His theme was that far too much ground has been yielded to the mantra that our economic future lies in service industries, particularly financial, and that it is time (or long past time) to use of the power of the state to defend what’s left of UK manufacturing.
No matter who said this, whether about the UK or Scotland, it would be sensible and timely. If Brexit happens, there will be a different context in which to make policy decisions. Even without Brexit, there is plenty room for reappraisal.
Corbyn argued that vast sums of public money are spent on procurement outside the UK, on the basis of cost, when much of it could nurture business, enterprise and jobs in the UK. He gave defence contracts, railway rolling-stock and – inevitably – passports as obvious examples.
There is nothing new about “Make it in Britain” campaigns and nor will there be anything new about the challenges of implementation. What struck me as extraordinary was the arrogance of the response which Corbyn encountered, particularly from the pro-EU commentariat.
They quickly formed a lazy consensus that by speaking of British jobs and manufacturing, Corbyn was putting himself in the same “economic nationalist” category as Trump and UKIP. On that basis, his argument could not only be dismissed but sneered at without the inconvenience of dealing with substance.
Nicola Sturgeon tweeted – quite falsely – that Corbyn had “peddled falsehoods about migrants (which) is what we expect from the Tories and UKIP”. In fact, Corbyn made no mention of migrants but pointed out that outsourcing British (including Scottish) jobs has often been to countries where low pay prevails. Does Ms Sturgeon approve?
It was a masterclass in the attitudes that have done much to fuel working-class resentment of the EU and an elite who can see no wrong in it. They either never knew or have long forgotten that the Treaty of Rome’s fundamental objective was to facilitate free movement of capital, regardless of implications for jobs and industries.
One can contend this was a price worth paying or that passage of time has created more pluses than minuses. That is very different, however, from a complete refusal to acknowledge that EU downsides exist, have always existed and may be capable of partial correction via the current upheaval.
One piece of history powerfully illustrates the validity of Corbyn’s point. In the 1970s, the Offshore Supplies Office was established with the objective of securing 70 per cent of the North Sea supply chain for UK companies. It was a success story to which the Scottish economy still owes much today. Hundreds of companies were then in a position to spread their wings elsewhere.
Compare that record with the lamentable failure to turn the Scottish renewables industry into the “second industrial revolution” we were promised. By citing EU procurement rules, the companies that should have underpinned that industry – notably Ibiderola and SSE – simply refused to do so, while shovelling up vast subsidies.
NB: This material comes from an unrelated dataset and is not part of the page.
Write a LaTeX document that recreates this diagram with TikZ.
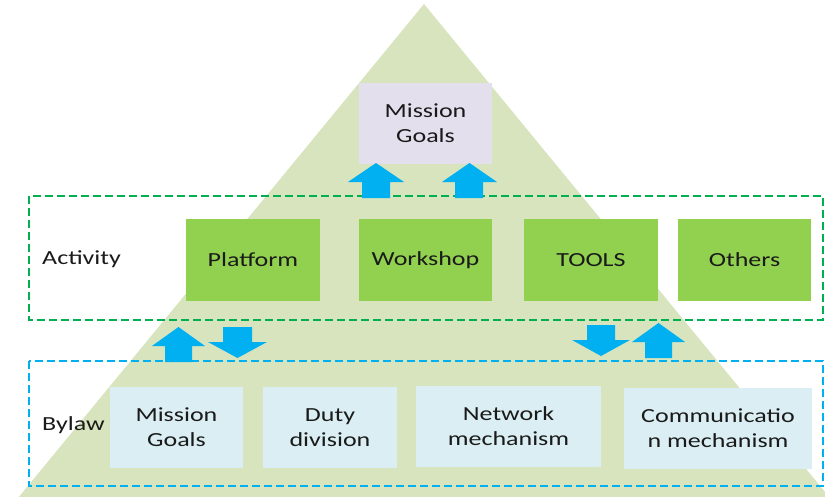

I believe far more could have been done to pressurise these companies into toeing the line, as an OSO certainly would have. The least that can be said is that there are reasonable grounds for linking publicly subsidised power generation to a requirement for local content, just as happened in the North Sea long before devolution was heard of.
As in most things, there is a balance to be struck between the reasonable self-interest of any country defending its own industrial base and the demands of free trade and the benefits it brings. Corbyn’s contention is that the balance needs redressing and public procurement policy is one instrument through which this can be achieved.
Looking at the sad decline of Scottish manufacturing industry over the past few decades, I find that a very difficult proposition to dissent from. Or maybe we really are happier crossing bridges made from Chinese steel and looking out on Spanish wind turbines?